> What you need to do: Retype, exactly as they stand, the lines from the start of the data to the line that contains "1.01, 0.97, -0.97];", both ends included. Leave the pictures out.

> Information provided:

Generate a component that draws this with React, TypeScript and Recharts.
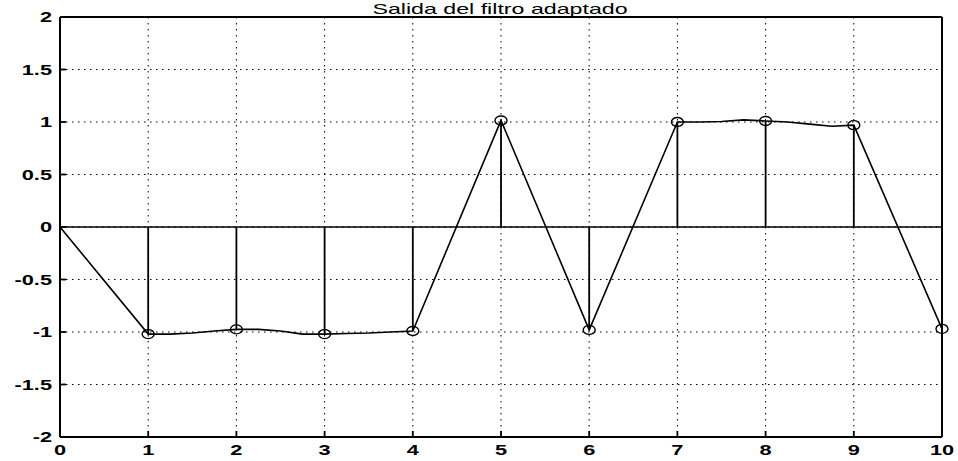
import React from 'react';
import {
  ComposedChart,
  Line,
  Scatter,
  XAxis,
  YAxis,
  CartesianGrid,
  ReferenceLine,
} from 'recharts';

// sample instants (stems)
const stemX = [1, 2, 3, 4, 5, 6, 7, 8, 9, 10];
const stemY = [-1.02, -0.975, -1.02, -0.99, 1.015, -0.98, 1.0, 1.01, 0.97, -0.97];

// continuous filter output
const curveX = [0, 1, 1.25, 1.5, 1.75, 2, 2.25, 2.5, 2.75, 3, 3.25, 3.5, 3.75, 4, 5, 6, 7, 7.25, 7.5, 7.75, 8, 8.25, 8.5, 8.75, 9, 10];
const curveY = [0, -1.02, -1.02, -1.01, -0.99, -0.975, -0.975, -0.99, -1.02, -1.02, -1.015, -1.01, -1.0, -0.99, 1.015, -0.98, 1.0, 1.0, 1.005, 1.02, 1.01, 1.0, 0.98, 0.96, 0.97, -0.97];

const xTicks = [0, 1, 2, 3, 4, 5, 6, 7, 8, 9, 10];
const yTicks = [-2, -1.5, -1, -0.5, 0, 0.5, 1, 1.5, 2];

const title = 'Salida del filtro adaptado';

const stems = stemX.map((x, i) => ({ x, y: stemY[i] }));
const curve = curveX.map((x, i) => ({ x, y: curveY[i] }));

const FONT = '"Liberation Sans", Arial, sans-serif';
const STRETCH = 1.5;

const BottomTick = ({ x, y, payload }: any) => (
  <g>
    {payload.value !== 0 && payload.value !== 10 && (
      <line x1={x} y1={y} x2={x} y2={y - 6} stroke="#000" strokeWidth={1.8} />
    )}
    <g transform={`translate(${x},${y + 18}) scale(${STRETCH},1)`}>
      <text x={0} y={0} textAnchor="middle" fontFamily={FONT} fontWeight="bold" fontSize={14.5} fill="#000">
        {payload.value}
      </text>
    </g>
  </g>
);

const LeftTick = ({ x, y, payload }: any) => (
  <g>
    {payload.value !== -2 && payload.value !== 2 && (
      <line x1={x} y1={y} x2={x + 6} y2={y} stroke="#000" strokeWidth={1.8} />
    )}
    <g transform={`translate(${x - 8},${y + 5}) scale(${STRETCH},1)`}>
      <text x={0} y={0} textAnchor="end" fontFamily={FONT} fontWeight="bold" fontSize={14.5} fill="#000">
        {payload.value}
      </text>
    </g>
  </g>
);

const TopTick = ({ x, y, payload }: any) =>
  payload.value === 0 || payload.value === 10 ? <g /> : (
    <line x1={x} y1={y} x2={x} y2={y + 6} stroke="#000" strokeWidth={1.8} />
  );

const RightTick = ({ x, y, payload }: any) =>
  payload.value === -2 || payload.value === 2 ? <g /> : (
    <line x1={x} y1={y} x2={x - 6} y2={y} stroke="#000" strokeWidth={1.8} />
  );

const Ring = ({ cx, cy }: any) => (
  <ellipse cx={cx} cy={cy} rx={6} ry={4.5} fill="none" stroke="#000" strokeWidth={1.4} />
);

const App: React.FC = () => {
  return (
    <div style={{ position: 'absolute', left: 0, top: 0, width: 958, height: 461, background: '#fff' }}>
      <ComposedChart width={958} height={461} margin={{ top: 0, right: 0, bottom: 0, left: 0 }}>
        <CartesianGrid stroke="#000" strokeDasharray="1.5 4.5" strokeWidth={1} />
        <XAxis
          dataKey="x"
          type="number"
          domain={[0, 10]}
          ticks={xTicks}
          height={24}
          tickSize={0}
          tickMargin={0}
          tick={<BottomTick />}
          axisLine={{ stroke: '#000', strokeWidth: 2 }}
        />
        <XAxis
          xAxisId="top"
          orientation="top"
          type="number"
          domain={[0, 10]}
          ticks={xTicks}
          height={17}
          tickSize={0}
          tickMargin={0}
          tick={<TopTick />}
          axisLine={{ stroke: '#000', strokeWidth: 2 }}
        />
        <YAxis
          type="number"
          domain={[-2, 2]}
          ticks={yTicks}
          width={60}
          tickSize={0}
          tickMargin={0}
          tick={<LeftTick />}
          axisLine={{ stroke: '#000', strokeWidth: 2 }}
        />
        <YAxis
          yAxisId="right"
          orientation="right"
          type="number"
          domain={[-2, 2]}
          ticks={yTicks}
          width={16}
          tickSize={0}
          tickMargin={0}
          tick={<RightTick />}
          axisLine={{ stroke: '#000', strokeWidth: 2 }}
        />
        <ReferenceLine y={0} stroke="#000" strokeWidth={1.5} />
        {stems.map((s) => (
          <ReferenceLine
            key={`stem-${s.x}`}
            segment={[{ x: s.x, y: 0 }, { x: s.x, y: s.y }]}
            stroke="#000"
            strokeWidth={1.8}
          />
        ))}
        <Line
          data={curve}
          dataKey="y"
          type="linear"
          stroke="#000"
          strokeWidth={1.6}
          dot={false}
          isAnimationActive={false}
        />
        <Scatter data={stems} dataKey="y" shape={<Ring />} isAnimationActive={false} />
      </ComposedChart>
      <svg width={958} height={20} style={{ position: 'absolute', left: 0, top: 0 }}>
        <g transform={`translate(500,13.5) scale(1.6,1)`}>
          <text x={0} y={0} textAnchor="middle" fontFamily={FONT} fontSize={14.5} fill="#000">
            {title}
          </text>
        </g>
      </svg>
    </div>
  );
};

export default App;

> Final answer:
Generate a component that draws this with React, TypeScript and Recharts.
import React from 'react';
import {
  ComposedChart,
  Line,
  Scatter,
  XAxis,
  YAxis,
  CartesianGrid,
  ReferenceLine,
} from 'recharts';

// sample instants (stems)
const stemX = [1, 2, 3, 4, 5, 6, 7, 8, 9, 10];
const stemY = [-1.02, -0.975, -1.02, -0.99, 1.015, -0.98, 1.0, 1.01, 0.97, -0.97];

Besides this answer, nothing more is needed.